FC Teutonia Altona-Ottensen
- Full name: F.C. Teutonia von 1905 e. V. Altona-Ottensen
- Founded: 1905
- Stadium: Stadion Hoheluft
- Chairman: Kevin Weidlich
- Manager: Nabil Toumi
- League: Oberliga Hamburg (V)
- 2025–26: Oberliga Hamburg, 7th of 18
- Website: https://www.fcteutonia05.de
| Home colours | Away colours |

= FC Teutonia Ottensen =

German association football club

FC Teutonia Ottensen or FC Teutonia Altona-Ottensen is a German association football club from the city of Hamburg founded in July 1905. The club's original ten members were joined by one-time members of FC Hammonia Hamburg which was a short-lived side notable as one of the 86 founding clubs of the Deutscher Fussball Bund (German Football Association) in Leipzig in 1900.

==History==

Hammonia shared a common origin with FC St. Georg Hamburg as both sides arose out of the student's group Seminarvereinigung Frisch-Auf; St. Georg was formed first on the left bank of the Alster River, and Hammonia appeared later on the right bank. Hammonia played out its short existence from 1896 to 1904 in the top-flight city league known as the Hamburg/Altonaer Fussball Bund, founded in 1896.

Teutonia joined the NDFV (Norddeutscher Fussball Verband or North German Football Federation) in 1907 and by 1910 had constructed their own ground at Hogenfeldweg. Within another four years the club had captured three local championships. Like many other clubs in the country, it was decimated by World War I and fell to lower league play. They competed in the senior city circuit, the Kreisliga Groß-Hamburg, from 1921 to 1924 and again from 1926 to 1928 before disappearing into lower level play.

Ottensen remained in lower tier ball in the interwar period and through World War II. During the conflict, the team was briefly united with neighbouring association Sportverein Ottensen 07 to play as a combined wartime side known as a Kriegspielgemeinschaft. Disbanded and then later reorganized after the war, the team won promotion to the Verbandsliga Hamburg, Elbestaffel (II) in 1947. The Verbandsliga became the Amateurliga Hamburg where they played until relegated at the end of the 1951–52 season. The previous year the club had captured the Altona Cup, named for the westernmost district of the city of Hamburg.

Teutonia remained a lower-tier club over the next decades until improving somewhat in the early 1990s with a climb into the Landesliga Hamburg-Hansa (V) in 1993. The club was promoted to the Oberliga Hamburg (V) in 2017 and to the expanded Regionalliga Nord (IV) in 2020.
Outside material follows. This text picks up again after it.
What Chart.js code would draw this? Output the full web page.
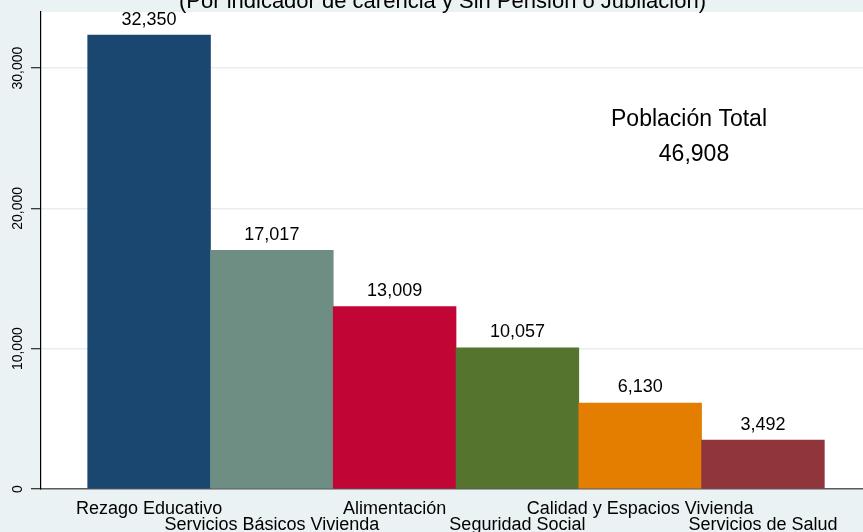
<!DOCTYPE html>
<html>
<head>
<meta charset="utf-8">
<script src="https://cdn.jsdelivr.net/npm/chart.js@4.4.1/dist/chart.umd.min.js"></script>
<style>
  html, body { margin: 0; padding: 0; background: rgb(234,242,243); }
  #wrap { width: 863px; height: 532px; position: relative; }
  canvas { display: block; }
</style>
</head>
<body>
<div id="wrap"><canvas id="c" width="863" height="532"></canvas></div>
<script>
const categories = [
  "Rezago Educativo",
  "Servicios Básicos Vivienda",
  "Alimentación",
  "Seguridad Social",
  "Calidad y Espacios Vivienda",
  "Servicios de Salud"
];
const values = [32350, 17017, 13009, 10057, 6130, 3492];
const barColors = ["#1A476F", "#6E8E84", "#C10534", "#55752F", "#E37E00", "#90353B"];
const yTickValues = [0, 10000, 20000, 30000];
const titleText = "(Por indicador de carencia y Sin Pensión o Jubilación)";
const totalLabel = "Población Total";
const totalValue = 46908;

const BG = "rgb(234,242,243)";
const FONT = "'Liberation Sans', Arial, Helvetica, sans-serif";
const fmt = v => Number(v).toLocaleString("en-US");

const bgPlugin = {
  id: "bg",
  beforeDraw(chart) {
    const { ctx, chartArea: a } = chart;
    ctx.save();
    ctx.fillStyle = BG;
    ctx.fillRect(0, 0, chart.width, chart.height);
    ctx.fillStyle = "#ffffff";
    ctx.fillRect(a.left, a.top, a.right - a.left, a.bottom - a.top);
    ctx.restore();
  }
};

const textPlugin = {
  id: "texts",
  afterDatasetsDraw(chart) {
    const { ctx } = chart;
    ctx.save();
    ctx.fillStyle = "#000";
    ctx.font = "18px " + FONT;
    ctx.textAlign = "center";
    ctx.textBaseline = "alphabetic";
    const meta = chart.getDatasetMeta(0);
    meta.data.forEach((bar, i) => {
      ctx.fillText(fmt(values[i]), bar.x, bar.y - 10.5);
    });
    ctx.font = "22px " + FONT;
    ctx.fillText(titleText, 442.5, 8);
    ctx.font = "23px " + FONT;
    ctx.fillText(totalLabel, 689, 126);
    ctx.fillText(fmt(totalValue), 694, 161);
    ctx.restore();
  }
};

new Chart(document.getElementById("c"), {
  type: "bar",
  data: {
    datasets: [{
      data: values.map((v, i) => ({ x: i, y: v })),
      backgroundColor: barColors,
      borderWidth: 0,
      barPercentage: 1,
      categoryPercentage: 1
    }]
  },
  options: {
    responsive: false,
    animation: false,
    devicePixelRatio: 1,
    layout: { padding: { top: 12, right: 0, left: 0, bottom: 0 } },
    plugins: { legend: { display: false }, tooltip: { enabled: false }, title: { display: false } },
    scales: {
      x: {
        type: "linear",
        min: -0.8805,
        max: 5.815,
        offset: false,
        grid: { display: false, offset: false },
        border: { display: true, color: "#5a5a5a", width: 1.5 },
        afterBuildTicks(scale) { scale.ticks = categories.map((_, i) => ({ value: i })); },
        afterFit(scale) { scale.height = 43; scale.paddingLeft = 0; scale.paddingRight = 0; },
        ticks: {
          autoSkip: false,
          maxRotation: 0,
          minRotation: 0,
          padding: 4,
          color: "#000",
          font: { family: FONT, size: 18, lineHeight: 0.9 },
          callback: (v) => {
            const i = Math.round(v);
            return i % 2 === 1 ? ["", categories[i]] : [categories[i]];
          }
        }
      },
      y: {
        type: "linear",
        min: 0,
        max: 34000,
        afterBuildTicks(scale) { scale.ticks = yTickValues.map(v => ({ value: v })); },
        afterFit(scale) { scale.width = 41; scale.paddingTop = 0; scale.paddingBottom = 0; },
        grid: { color: "rgb(230,238,240)", lineWidth: 1.5, tickColor: "#000", tickWidth: 1, tickLength: 10, drawTicks: true },
        border: { display: true, color: "#000", width: 1.2 },
        ticks: {
          minRotation: 90,
          maxRotation: 90,
          crossAlign: "center",
          padding: -9,
          color: "#000",
          font: { family: FONT, size: 14 },
          callback: v => fmt(v)
        }
      }
    }
  },
  plugins: [bgPlugin, textPlugin]
});
</script>
</body>
</html>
The club participated in the first round of the 2022–23 DFB-Pokal, losing 8–0 to RB Leipzig.

==Players==
===Current squad===

| No. | Pos. | Nation | Player |
|---|---|---|---|
| 1 | GK | GER | Jan Niemann |
| 3 | DF | GER | Ole Wagner |
| 4 | DF | GER | Emmanuel Ntsiakoh |
| 5 | DF | GER | Marcus Coffie |
| 6 | MF | GER | Tom Kankowski |
| 7 | DF | GER | Kevin Weidlich |
| 8 | DF | GER | Manasse Fionouke |
| 9 | FW | GER | Christian Stark |
| 10 | MF | KOS | Dren Feka |
| 11 | FW | GER | Simon Sigfried |
| 16 | DF | GER | Arian Khodabakhshian |
| 17 | DF | GER | Davidson Eden |
| 18 | MF | GER | Namrud Embaye |

| No. | Pos. | Nation | Player |
|---|---|---|---|
| 19 | MF | GER | Luis Sendzik |
| 20 | MF | GER | Mohamed Abd El Aal Ali |
| 21 | DF | GER | Noel Denis |
| 22 | DF | GER | Marvin Ajani |
| 23 | FW | GER | Jason Ejesieme |
| 27 | DF | GER | Abdul-Malik Yago |
| 29 | FW | GER | Michael Kobert |
| 30 | MF | GER | Nick Gutmann |
| 32 | GK | GER | Lars Huxsohl |
| 33 | MF | GER | Feritali Erdem |
| 34 | GK | BIH | Semir Svraka |
| 37 | FW | USA | Remmy Kruse |
| 77 | FW | POR | Dominik Akyol |

==Honours==
- Hamburg Cup
  - Winners: 2022, 2023, 2024

==Naming==
- Hammonia is the Latinized name for Hamburg and of the patron goddess of the city.
- Teutons were an early Germanic people.